» Exercise description
In the data below, locate each line with the word "size" and list it.

» Collected material
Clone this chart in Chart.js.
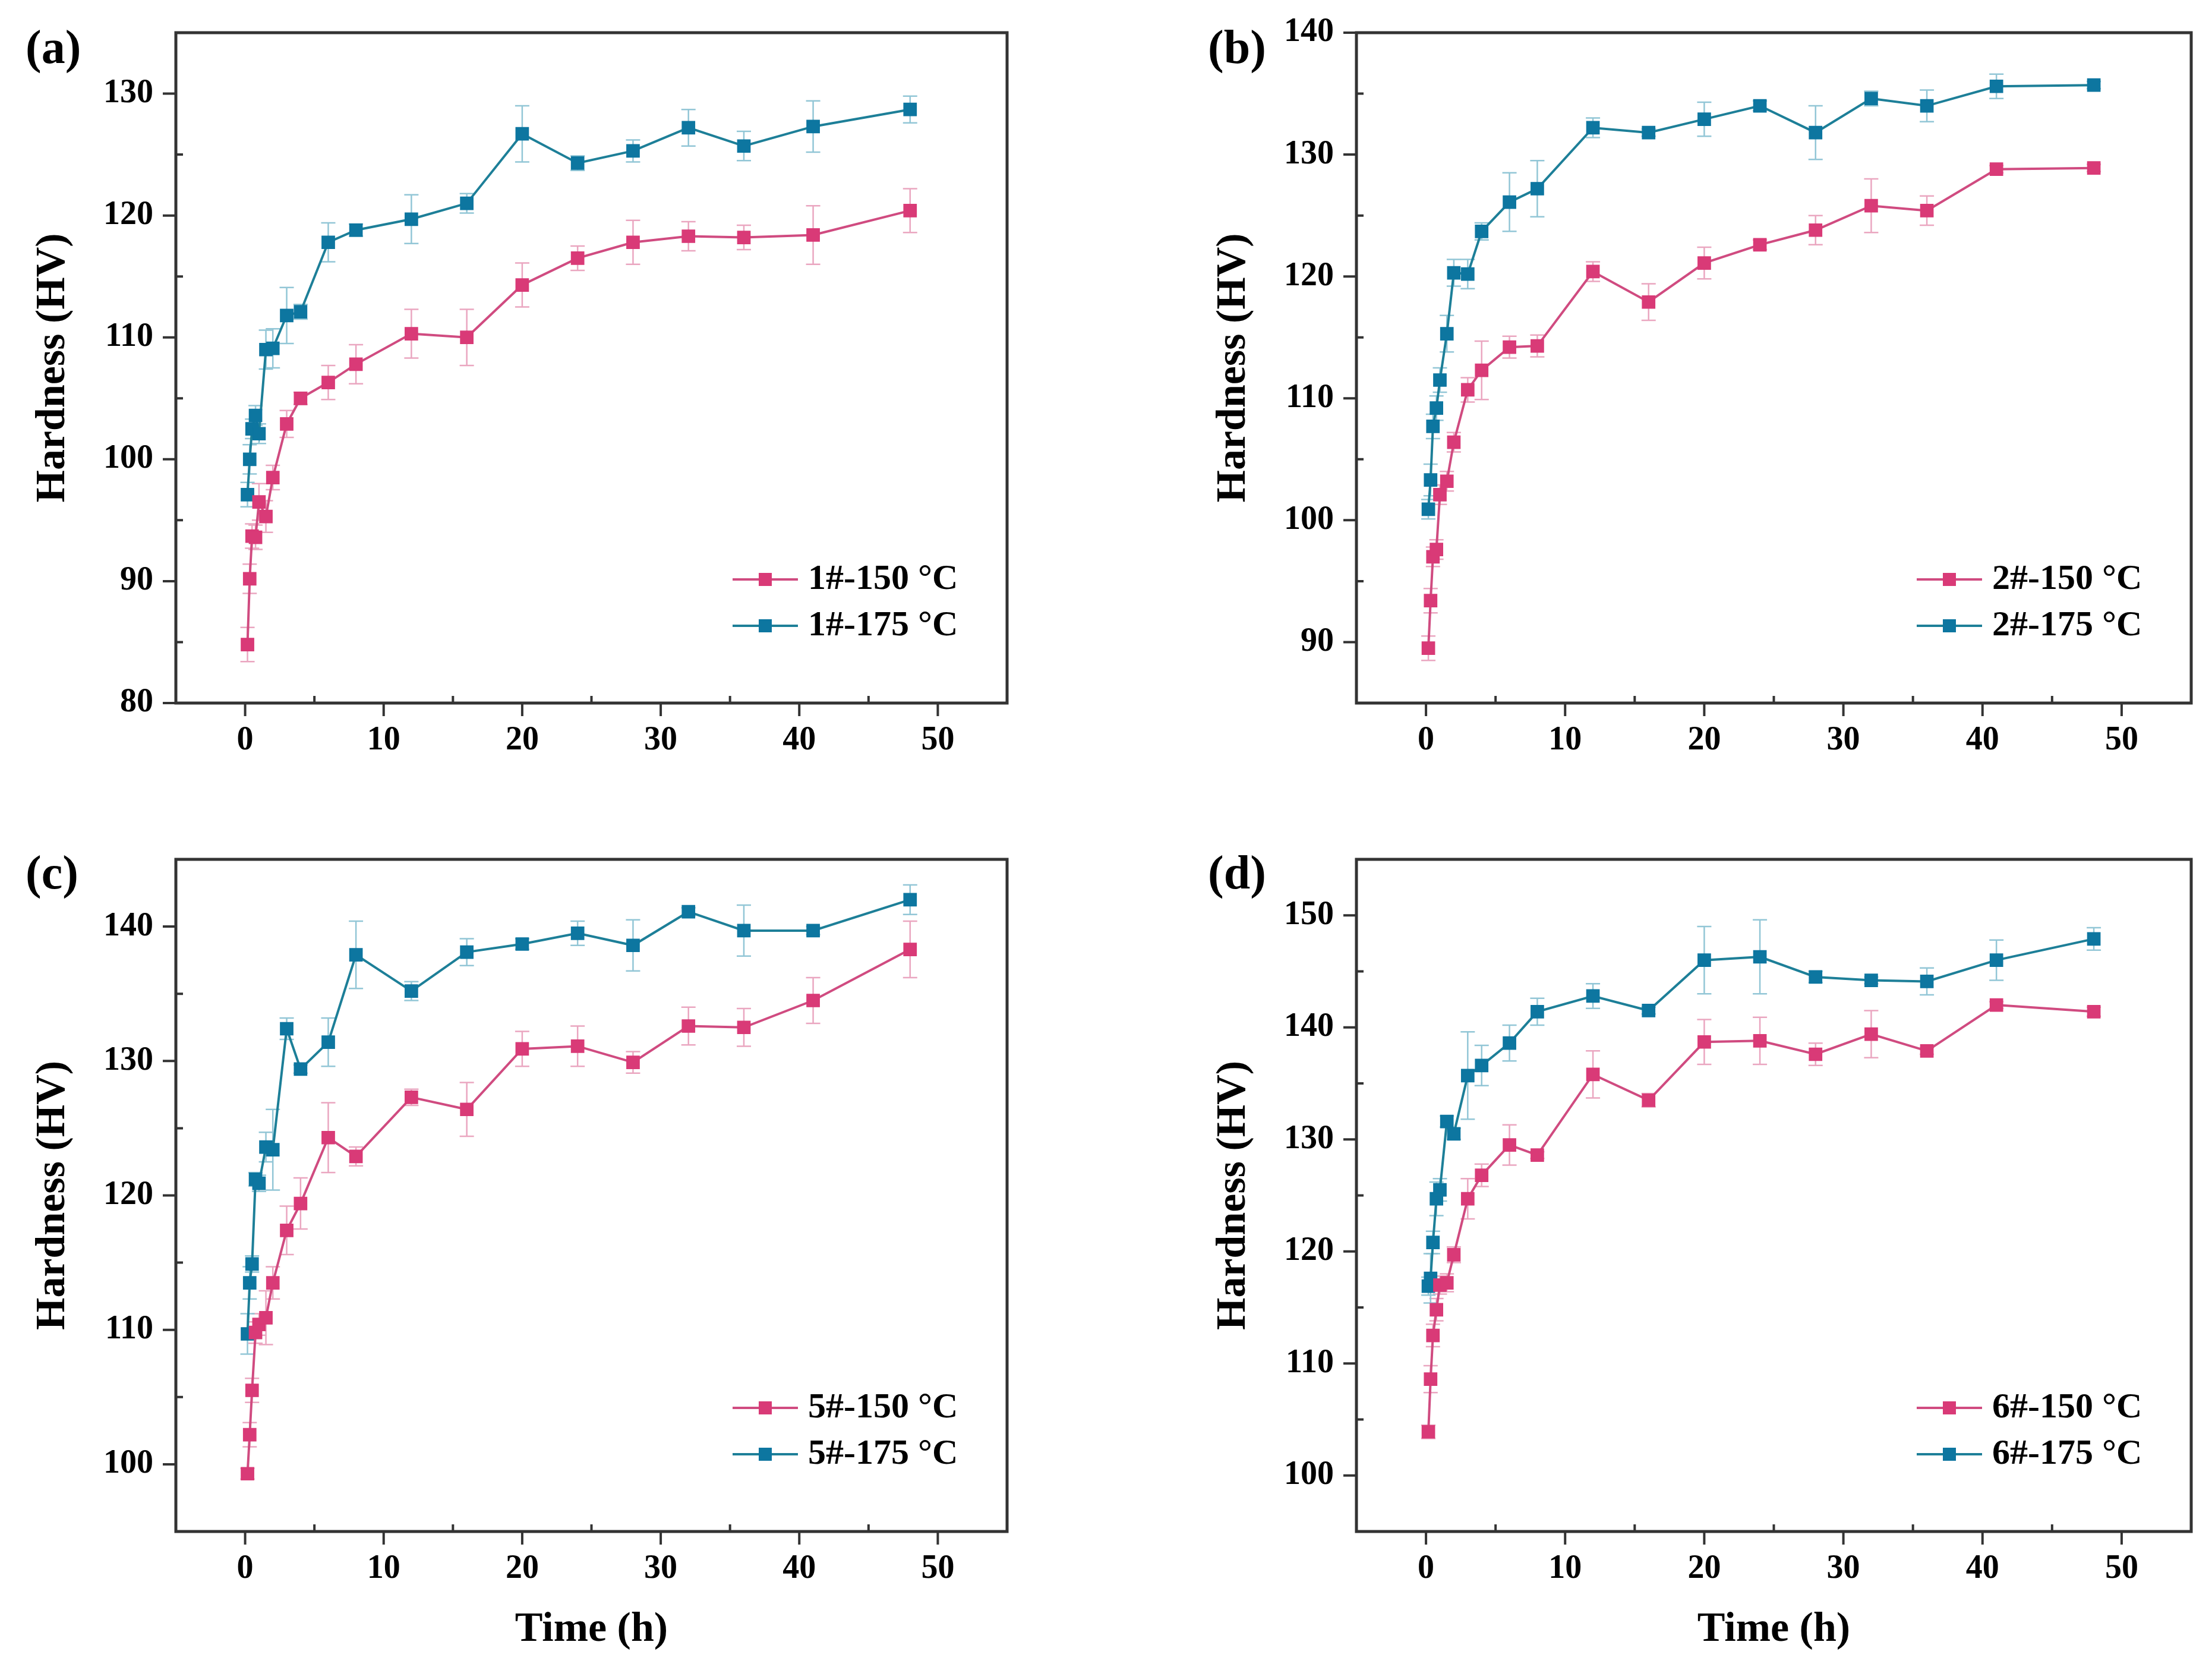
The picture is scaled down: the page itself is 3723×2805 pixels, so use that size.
<!DOCTYPE html>
<html>
<head>
<meta charset="utf-8">
<script src="https://cdn.jsdelivr.net/npm/chart.js@4.4.1/dist/chart.umd.min.js"></script>
<style>
  body { margin: 0; background: #fff; width: 3723px; height: 2805px; position: relative; overflow: hidden; }
  canvas { position: absolute; }
  .tag { position: absolute; font: bold 80px "Liberation Serif", serif; line-height: 80px; color: #000; }
</style>
</head>
<body>
<div class="tag" style="left:43px; top:39px;">(a)</div>
<div class="tag" style="left:2033px; top:39px;">(b)</div>
<div class="tag" style="left:43px; top:1428px;">(c)</div>
<div class="tag" style="left:2033px; top:1428px;">(d)</div>

<canvas id="chartA" width="1800" height="1400" style="left:0; top:0;"></canvas>
<canvas id="chartB" width="1736" height="1400" style="left:1987px; top:0;"></canvas>
<canvas id="chartC" width="1800" height="1405" style="left:0; top:1400px;"></canvas>
<canvas id="chartD" width="1736" height="1405" style="left:1987px; top:1400px;"></canvas>

<script>
// aging time (h), shared by all panels
const times = [0.17, 0.33, 0.5, 0.75, 1, 1.5, 2, 3, 4, 6, 8, 12, 16, 20, 24, 28, 32, 36, 41, 48];
const xTicks = [0, 10, 20, 30, 40, 50];

// (a) alloy 1#
const a150 = [84.8, 90.2, 93.7, 93.6, 96.5, 95.3, 98.5, 102.9, 105.0, 106.3, 107.8, 110.3, 110.0, 114.3, 116.5, 117.8, 118.3, 118.2, 118.4, 120.4];
const a150Err = [1.4, 1.2, 1.0, 1.0, 1.5, 1.3, 1.0, 1.1, 0.5, 1.4, 1.6, 2.0, 2.3, 1.8, 1.0, 1.8, 1.2, 1.0, 2.4, 1.8];
const a175 = [97.1, 100.0, 102.5, 103.6, 102.1, 109.0, 109.1, 111.8, 112.1, 117.8, 118.8, 119.7, 121.0, 126.7, 124.3, 125.3, 127.2, 125.7, 127.3, 128.7];
const a175Err = [1.0, 1.2, 0.8, 0.8, 0.8, 1.6, 1.6, 2.3, 0.6, 1.6, 0.5, 2.0, 0.8, 2.3, 0.6, 0.9, 1.5, 1.2, 2.1, 1.1];
const aTicks = [80, 90, 100, 110, 120, 130];

// (b) alloy 2#
const b150 = [89.5, 93.4, 97.0, 97.6, 102.1, 103.2, 106.4, 110.7, 112.3, 114.2, 114.3, 120.4, 117.9, 121.1, 122.6, 123.8, 125.8, 125.4, 128.8, 128.9];
const b150Err = [1.0, 1.0, 0.8, 0.8, 0.8, 0.8, 0.8, 1.0, 2.4, 0.9, 0.9, 0.8, 1.5, 1.3, 0.4, 1.2, 2.2, 1.2, 0.3, 0.3];
const b175 = [100.9, 103.3, 107.7, 109.2, 111.5, 115.3, 120.3, 120.2, 123.7, 126.1, 127.2, 132.2, 131.8, 132.9, 134.0, 131.8, 134.6, 134.0, 135.6, 135.7];
const b175Err = [0.8, 1.3, 1.0, 1.0, 1.0, 1.5, 1.1, 1.2, 0.7, 2.4, 2.3, 0.8, 0.3, 1.4, 0.4, 2.2, 0.6, 1.3, 1.0, 0.3];
const bTicks = [90, 100, 110, 120, 130, 140];

// (c) alloy 5#
const c150 = [99.3, 102.2, 105.5, 109.8, 110.4, 110.9, 113.5, 117.4, 119.4, 124.3, 122.9, 127.3, 126.4, 130.9, 131.1, 129.9, 132.6, 132.5, 134.5, 138.3];
const c150Err = [0.4, 0.9, 0.9, 0.8, 0.8, 2.0, 1.2, 1.8, 1.9, 2.6, 0.7, 0.6, 2.0, 1.3, 1.5, 0.8, 1.4, 1.4, 1.7, 2.1];
const c175 = [109.7, 113.5, 114.9, 121.2, 120.9, 123.6, 123.4, 132.4, 129.4, 131.4, 137.9, 135.2, 138.1, 138.7, 139.5, 138.6, 141.1, 139.7, 139.7, 142.0];
const c175Err = [1.5, 1.2, 0.6, 0.5, 0.6, 1.1, 3.0, 0.8, 0.3, 1.8, 2.5, 0.7, 1.0, 0.4, 0.9, 1.9, 0.3, 1.9, 0.3, 1.1];
const cTicks = [100, 110, 120, 130, 140];

// (d) alloy 6#
const d150 = [103.9, 108.6, 112.5, 114.8, 117.0, 117.2, 119.7, 124.7, 126.8, 129.5, 128.6, 135.8, 133.5, 138.7, 138.8, 137.6, 139.4, 137.9, 142.0, 141.4];
const d150Err = [0.6, 1.2, 1.0, 1.0, 0.8, 0.8, 0.7, 1.8, 1.0, 1.8, 0.3, 2.1, 0.6, 2.0, 2.1, 1.0, 2.1, 0.3, 0.3, 0.4];
const d175 = [116.9, 117.6, 120.8, 124.7, 125.5, 131.6, 130.5, 135.7, 136.6, 138.6, 141.4, 142.8, 141.5, 146.0, 146.3, 144.5, 144.2, 144.1, 146.0, 147.9];
const d175Err = [0.8, 2.2, 1.0, 1.5, 1.0, 0.5, 0.5, 3.9, 1.8, 1.6, 1.2, 1.1, 0.3, 3.0, 3.3, 0.5, 0.3, 1.2, 1.8, 1.0];
const dTicks = [100, 110, 120, 130, 140, 150];

const PINK = '#d93a77', PINK_LINE = '#d04b80', PINK_ERR = '#eaa6c0';
const TEAL = '#0d76a0', TEAL_LINE = '#1d7f98', TEAL_ERR = '#92c6d6';
const FONT = '"Liberation Serif", "Times New Roman", serif';

function series(label, ys, errs, fill, line, errColor) {
    return {
        label: label,
        data: times.map((t, i) => ({ x: t, y: ys[i] })),
        errors: errs,
        errColor: errColor,
        showLine: true,
        borderColor: line,
        borderWidth: 4,
        pointStyle: 'rect',
        pointRadius: 15,
        pointBackgroundColor: fill,
        pointBorderColor: fill,
        pointBorderWidth: 1.5,
        tension: 0
    };
}

// error bars under the lines, drawn through the scales
const errorBars = {
    id: 'errorBars',
    beforeDatasetsDraw(chart) {
        const { ctx, chartArea, scales: { x, y } } = chart;
        ctx.save();
        ctx.beginPath();
        ctx.rect(chartArea.left, chartArea.top, chartArea.width, chartArea.height);
        ctx.clip();
        chart.data.datasets.forEach(ds => {
            ctx.strokeStyle = ds.errColor;
            ctx.lineWidth = 2.5;
            ds.data.forEach((p, i) => {
                const e = ds.errors[i];
                const px = x.getPixelForValue(p.x);
                const top = y.getPixelForValue(p.y + e);
                const bot = y.getPixelForValue(p.y - e);
                ctx.beginPath();
                ctx.moveTo(px, top); ctx.lineTo(px, bot);
                ctx.moveTo(px - 12, top); ctx.lineTo(px + 12, top);
                ctx.moveTo(px - 12, bot); ctx.lineTo(px + 12, bot);
                ctx.stroke();
            });
        });
        ctx.restore();
    }
};

// box frame, Origin-style ticks (major out, minor in) and legend
const frameAndLegend = {
    id: 'frameAndLegend',
    afterDraw(chart) {
        const { ctx, chartArea: a, scales: { x, y } } = chart;
        ctx.save();
        ctx.strokeStyle = '#333';
        ctx.lineWidth = 4;
        const yMajor = chart.options.plugins.frameAndLegend.yTicks;
        ctx.beginPath();
        xTicks.forEach(v => {
            const px = x.getPixelForValue(v);
            ctx.moveTo(px, a.bottom); ctx.lineTo(px, a.bottom + 22);
            const mx = x.getPixelForValue(v + 5);
            if (v + 5 < x.max) { ctx.moveTo(mx, a.bottom); ctx.lineTo(mx, a.bottom - 12); }
        });
        yMajor.forEach(v => {
            const py = y.getPixelForValue(v);
            ctx.moveTo(a.left, py); ctx.lineTo(a.left - 22, py);
            [v - 5, v + 5].forEach(m => {
                if (m > y.min && m < y.max && !yMajor.includes(m)) {
                    const my = y.getPixelForValue(m);
                    ctx.moveTo(a.left, my); ctx.lineTo(a.left + 12, my);
                }
            });
        });
        ctx.stroke();
        ctx.lineWidth = 5;
        ctx.strokeRect(a.left, a.top, a.right - a.left, a.bottom - a.top);

        // legend, bottom right inside the frame
        ctx.font = 'bold 60px ' + FONT;
        ctx.textBaseline = 'middle';
        ctx.textAlign = 'left';
        chart.data.datasets.forEach((ds, i) => {
            const ly = a.bottom - 208 + i * 78;
            ctx.strokeStyle = ds.borderColor;
            ctx.lineWidth = 4;
            ctx.beginPath();
            ctx.moveTo(a.right - 462, ly); ctx.lineTo(a.right - 352, ly);
            ctx.stroke();
            ctx.fillStyle = ds.pointBackgroundColor;
            ctx.fillRect(a.right - 418, ly - 11, 22, 22);
            ctx.fillStyle = '#000';
            ctx.fillText(ds.label, a.right - 335, ly);
        });
        ctx.restore();
    }
};

function makeChart(id, cfg) {
    const tickFont = { family: FONT, size: 56, weight: 'bold' };
    return new Chart(document.getElementById(id), {
        type: 'scatter',
        data: { datasets: cfg.datasets },
        options: {
            responsive: false,
            devicePixelRatio: 1,
            animation: false,
            layout: { padding: { top: cfg.padTop, right: cfg.padRight, left: 0, bottom: 0 } },
            scales: {
                x: {
                    type: 'linear', min: -5, max: 55,
                    afterBuildTicks: s => { s.ticks = xTicks.map(v => ({ value: v })); },
                    afterFit: s => { s.height = cfg.xAxisH; s.paddingLeft = 0; s.paddingRight = 0; },
                    grid: { display: false, drawTicks: false },
                    border: { display: false },
                    ticks: { font: tickFont, color: '#000', padding: 30, maxRotation: 0 },
                    title: {
                        display: cfg.showTime, text: 'Time (h)', color: '#000',
                        font: { family: FONT, size: 70, weight: 'bold' },
                        padding: { top: 0, bottom: 20 }
                    }
                },
                y: {
                    type: 'linear', min: cfg.yMin, max: cfg.yMax,
                    afterBuildTicks: s => { s.ticks = cfg.yTicks.map(v => ({ value: v })); },
                    afterFit: s => { s.width = 296; s.paddingTop = 0; s.paddingBottom = 0; },
                    grid: { display: false, drawTicks: false },
                    border: { display: false },
                    ticks: { font: tickFont, color: '#000', padding: 38 },
                    title: {
                        display: true, text: 'Hardness (HV)', color: '#000',
                        font: { family: FONT, size: 70, weight: 'bold' },
                        padding: { top: 48, bottom: 0 }
                    }
                }
            },
            plugins: {
                legend: { display: false },
                tooltip: { enabled: false },
                frameAndLegend: { yTicks: cfg.yTicks }
            }
        },
        plugins: [errorBars, frameAndLegend]
    });
}

window.onload = function() {
    makeChart('chartA', {
        datasets: [
            series('1#-150 °C', a150, a150Err, PINK, PINK_LINE, PINK_ERR),
            series('1#-175 °C', a175, a175Err, TEAL, TEAL_LINE, TEAL_ERR)
        ],
        yMin: 80, yMax: 135, yTicks: aTicks,
        padTop: 55, padRight: 105, xAxisH: 217, showTime: false
    });
    makeChart('chartB', {
        datasets: [
            series('2#-150 °C', b150, b150Err, PINK, PINK_LINE, PINK_ERR),
            series('2#-175 °C', b175, b175Err, TEAL, TEAL_LINE, TEAL_ERR)
        ],
        yMin: 85, yMax: 140, yTicks: bTicks,
        padTop: 55, padRight: 35, xAxisH: 217, showTime: false
    });
    makeChart('chartC', {
        datasets: [
            series('5#-150 °C', c150, c150Err, PINK, PINK_LINE, PINK_ERR),
            series('5#-175 °C', c175, c175Err, TEAL, TEAL_LINE, TEAL_ERR)
        ],
        yMin: 95, yMax: 145, yTicks: cTicks,
        padTop: 46, padRight: 105, xAxisH: 228, showTime: true
    });
    makeChart('chartD', {
        datasets: [
            series('6#-150 °C', d150, d150Err, PINK, PINK_LINE, PINK_ERR),
            series('6#-175 °C', d175, d175Err, TEAL, TEAL_LINE, TEAL_ERR)
        ],
        yMin: 95, yMax: 155, yTicks: dTicks,
        padTop: 46, padRight: 35, xAxisH: 228, showTime: true
    });
};
</script>
</body>
</html>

» Response to the task
The picture is scaled down: the page itself is 3723×2805 pixels, so use that size.
    const tickFont = { family: FONT, size: 56, weight: 'bold' };
                        font: { family: FONT, size: 70, weight: 'bold' },
                        font: { family: FONT, size: 70, weight: 'bold' },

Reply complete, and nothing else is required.